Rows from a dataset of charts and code
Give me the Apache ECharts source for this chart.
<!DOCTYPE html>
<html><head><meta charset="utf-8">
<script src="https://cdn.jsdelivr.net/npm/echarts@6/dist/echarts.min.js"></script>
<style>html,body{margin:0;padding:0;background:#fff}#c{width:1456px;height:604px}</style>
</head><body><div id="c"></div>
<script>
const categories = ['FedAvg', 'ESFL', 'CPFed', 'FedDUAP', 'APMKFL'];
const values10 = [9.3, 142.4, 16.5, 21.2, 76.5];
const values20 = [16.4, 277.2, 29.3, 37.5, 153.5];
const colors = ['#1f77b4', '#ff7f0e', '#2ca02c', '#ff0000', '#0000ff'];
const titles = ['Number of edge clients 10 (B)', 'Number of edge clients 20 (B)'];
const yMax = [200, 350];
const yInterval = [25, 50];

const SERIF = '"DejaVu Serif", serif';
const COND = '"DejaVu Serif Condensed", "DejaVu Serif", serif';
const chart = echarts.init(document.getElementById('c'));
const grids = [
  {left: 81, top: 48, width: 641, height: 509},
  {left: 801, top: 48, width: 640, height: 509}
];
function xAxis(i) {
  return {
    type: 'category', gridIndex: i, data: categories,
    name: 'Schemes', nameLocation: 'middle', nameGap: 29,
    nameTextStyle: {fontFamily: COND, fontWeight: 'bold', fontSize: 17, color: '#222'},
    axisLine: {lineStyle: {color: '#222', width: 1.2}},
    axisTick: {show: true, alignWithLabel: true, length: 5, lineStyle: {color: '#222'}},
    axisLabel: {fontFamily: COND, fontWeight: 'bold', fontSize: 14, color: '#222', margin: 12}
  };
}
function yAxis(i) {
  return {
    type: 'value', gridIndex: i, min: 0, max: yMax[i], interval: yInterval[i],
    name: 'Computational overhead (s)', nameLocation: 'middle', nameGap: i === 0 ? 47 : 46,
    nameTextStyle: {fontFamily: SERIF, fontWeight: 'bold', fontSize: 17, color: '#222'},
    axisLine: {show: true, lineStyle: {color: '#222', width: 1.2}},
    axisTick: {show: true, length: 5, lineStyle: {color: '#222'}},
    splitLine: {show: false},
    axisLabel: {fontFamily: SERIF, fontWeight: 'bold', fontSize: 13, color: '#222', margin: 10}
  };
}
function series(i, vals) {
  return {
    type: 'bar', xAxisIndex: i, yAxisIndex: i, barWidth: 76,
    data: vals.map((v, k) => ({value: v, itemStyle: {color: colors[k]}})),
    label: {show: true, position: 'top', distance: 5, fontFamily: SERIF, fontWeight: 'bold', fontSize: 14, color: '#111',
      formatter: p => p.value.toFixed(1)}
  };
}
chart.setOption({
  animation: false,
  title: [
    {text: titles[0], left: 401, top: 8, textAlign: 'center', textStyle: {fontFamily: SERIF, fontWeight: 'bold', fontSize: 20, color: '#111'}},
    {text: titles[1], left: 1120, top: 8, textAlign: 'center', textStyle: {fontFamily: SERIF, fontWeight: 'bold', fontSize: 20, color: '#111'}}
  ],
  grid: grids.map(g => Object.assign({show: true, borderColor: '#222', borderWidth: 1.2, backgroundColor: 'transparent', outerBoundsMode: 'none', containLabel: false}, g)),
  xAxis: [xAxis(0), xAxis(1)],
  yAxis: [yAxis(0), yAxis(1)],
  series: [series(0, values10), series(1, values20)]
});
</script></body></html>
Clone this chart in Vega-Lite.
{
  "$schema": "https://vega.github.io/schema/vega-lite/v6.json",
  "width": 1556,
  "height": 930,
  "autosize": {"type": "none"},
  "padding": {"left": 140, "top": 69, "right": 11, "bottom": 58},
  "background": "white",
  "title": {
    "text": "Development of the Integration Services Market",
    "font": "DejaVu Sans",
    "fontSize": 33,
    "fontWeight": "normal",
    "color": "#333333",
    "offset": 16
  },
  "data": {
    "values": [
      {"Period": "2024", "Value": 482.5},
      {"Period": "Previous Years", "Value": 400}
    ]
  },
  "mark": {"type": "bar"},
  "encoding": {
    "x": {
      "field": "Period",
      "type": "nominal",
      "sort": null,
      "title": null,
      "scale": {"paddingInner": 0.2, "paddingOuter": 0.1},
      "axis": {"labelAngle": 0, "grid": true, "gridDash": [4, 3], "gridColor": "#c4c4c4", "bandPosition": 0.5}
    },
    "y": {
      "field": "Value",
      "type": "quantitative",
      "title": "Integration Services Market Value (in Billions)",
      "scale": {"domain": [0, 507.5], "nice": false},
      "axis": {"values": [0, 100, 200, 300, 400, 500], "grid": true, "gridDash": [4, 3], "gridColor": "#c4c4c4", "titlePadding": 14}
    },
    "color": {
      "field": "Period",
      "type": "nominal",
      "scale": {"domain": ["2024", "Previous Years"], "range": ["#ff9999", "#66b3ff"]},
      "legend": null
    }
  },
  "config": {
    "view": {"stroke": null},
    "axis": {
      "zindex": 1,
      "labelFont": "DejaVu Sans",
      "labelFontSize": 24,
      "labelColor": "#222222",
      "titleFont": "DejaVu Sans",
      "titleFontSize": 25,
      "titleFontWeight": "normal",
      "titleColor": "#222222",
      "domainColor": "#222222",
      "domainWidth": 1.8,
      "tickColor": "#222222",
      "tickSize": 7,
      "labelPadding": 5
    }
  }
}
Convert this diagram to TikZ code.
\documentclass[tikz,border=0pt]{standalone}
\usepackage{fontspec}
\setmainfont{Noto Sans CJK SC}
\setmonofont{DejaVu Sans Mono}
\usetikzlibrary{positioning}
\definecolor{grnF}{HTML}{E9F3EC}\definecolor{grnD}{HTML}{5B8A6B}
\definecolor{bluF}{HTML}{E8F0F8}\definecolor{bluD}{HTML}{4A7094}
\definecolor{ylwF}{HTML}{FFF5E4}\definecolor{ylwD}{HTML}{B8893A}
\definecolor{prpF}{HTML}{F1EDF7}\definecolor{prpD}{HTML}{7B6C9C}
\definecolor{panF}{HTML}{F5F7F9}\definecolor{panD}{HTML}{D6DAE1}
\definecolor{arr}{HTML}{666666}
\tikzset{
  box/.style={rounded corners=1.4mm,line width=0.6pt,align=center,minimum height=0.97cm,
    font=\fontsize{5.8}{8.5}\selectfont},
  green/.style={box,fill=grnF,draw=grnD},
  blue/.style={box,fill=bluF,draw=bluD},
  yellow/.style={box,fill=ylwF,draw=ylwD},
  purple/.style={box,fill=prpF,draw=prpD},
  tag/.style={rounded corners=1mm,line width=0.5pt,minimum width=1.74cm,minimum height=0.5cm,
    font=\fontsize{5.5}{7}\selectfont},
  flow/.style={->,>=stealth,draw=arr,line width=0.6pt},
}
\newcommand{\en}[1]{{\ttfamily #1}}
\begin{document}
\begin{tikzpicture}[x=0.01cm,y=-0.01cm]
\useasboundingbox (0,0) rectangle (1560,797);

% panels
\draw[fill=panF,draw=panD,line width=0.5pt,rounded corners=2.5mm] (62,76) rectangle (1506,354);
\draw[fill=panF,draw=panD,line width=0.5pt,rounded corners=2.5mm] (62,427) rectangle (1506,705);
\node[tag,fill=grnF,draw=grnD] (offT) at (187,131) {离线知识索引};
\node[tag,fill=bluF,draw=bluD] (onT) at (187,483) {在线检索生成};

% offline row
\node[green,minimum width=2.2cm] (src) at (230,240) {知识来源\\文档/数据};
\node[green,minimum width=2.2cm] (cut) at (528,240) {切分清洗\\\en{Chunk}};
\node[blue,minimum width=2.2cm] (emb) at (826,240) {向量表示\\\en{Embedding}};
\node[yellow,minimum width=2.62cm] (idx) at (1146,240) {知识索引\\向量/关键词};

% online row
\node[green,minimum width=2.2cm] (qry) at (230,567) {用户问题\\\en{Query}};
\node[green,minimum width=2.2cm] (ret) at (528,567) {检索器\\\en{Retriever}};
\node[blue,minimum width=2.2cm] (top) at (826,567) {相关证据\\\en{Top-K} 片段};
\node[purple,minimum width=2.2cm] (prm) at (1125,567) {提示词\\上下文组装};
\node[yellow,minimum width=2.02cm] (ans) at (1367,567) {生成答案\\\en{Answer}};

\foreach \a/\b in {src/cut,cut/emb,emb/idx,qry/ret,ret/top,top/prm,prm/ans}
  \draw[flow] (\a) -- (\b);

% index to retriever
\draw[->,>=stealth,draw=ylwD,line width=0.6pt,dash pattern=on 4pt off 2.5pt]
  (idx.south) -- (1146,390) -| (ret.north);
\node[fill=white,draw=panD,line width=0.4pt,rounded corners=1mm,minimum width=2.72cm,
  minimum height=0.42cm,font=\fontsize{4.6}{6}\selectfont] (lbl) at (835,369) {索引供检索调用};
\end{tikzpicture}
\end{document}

• [Do this]
Give the lines again, exactly as they stand, from the beginning of the data through the line with "const yInterval = [25, 50];".

• [Exercise response]
Give me the Apache ECharts source for this chart.
<!DOCTYPE html>
<html><head><meta charset="utf-8">
<script src="https://cdn.jsdelivr.net/npm/echarts@6/dist/echarts.min.js"></script>
<style>html,body{margin:0;padding:0;background:#fff}#c{width:1456px;height:604px}</style>
</head><body><div id="c"></div>
<script>
const categories = ['FedAvg', 'ESFL', 'CPFed', 'FedDUAP', 'APMKFL'];
const values10 = [9.3, 142.4, 16.5, 21.2, 76.5];
const values20 = [16.4, 277.2, 29.3, 37.5, 153.5];
const colors = ['#1f77b4', '#ff7f0e', '#2ca02c', '#ff0000', '#0000ff'];
const titles = ['Number of edge clients 10 (B)', 'Number of edge clients 20 (B)'];
const yMax = [200, 350];
const yInterval = [25, 50];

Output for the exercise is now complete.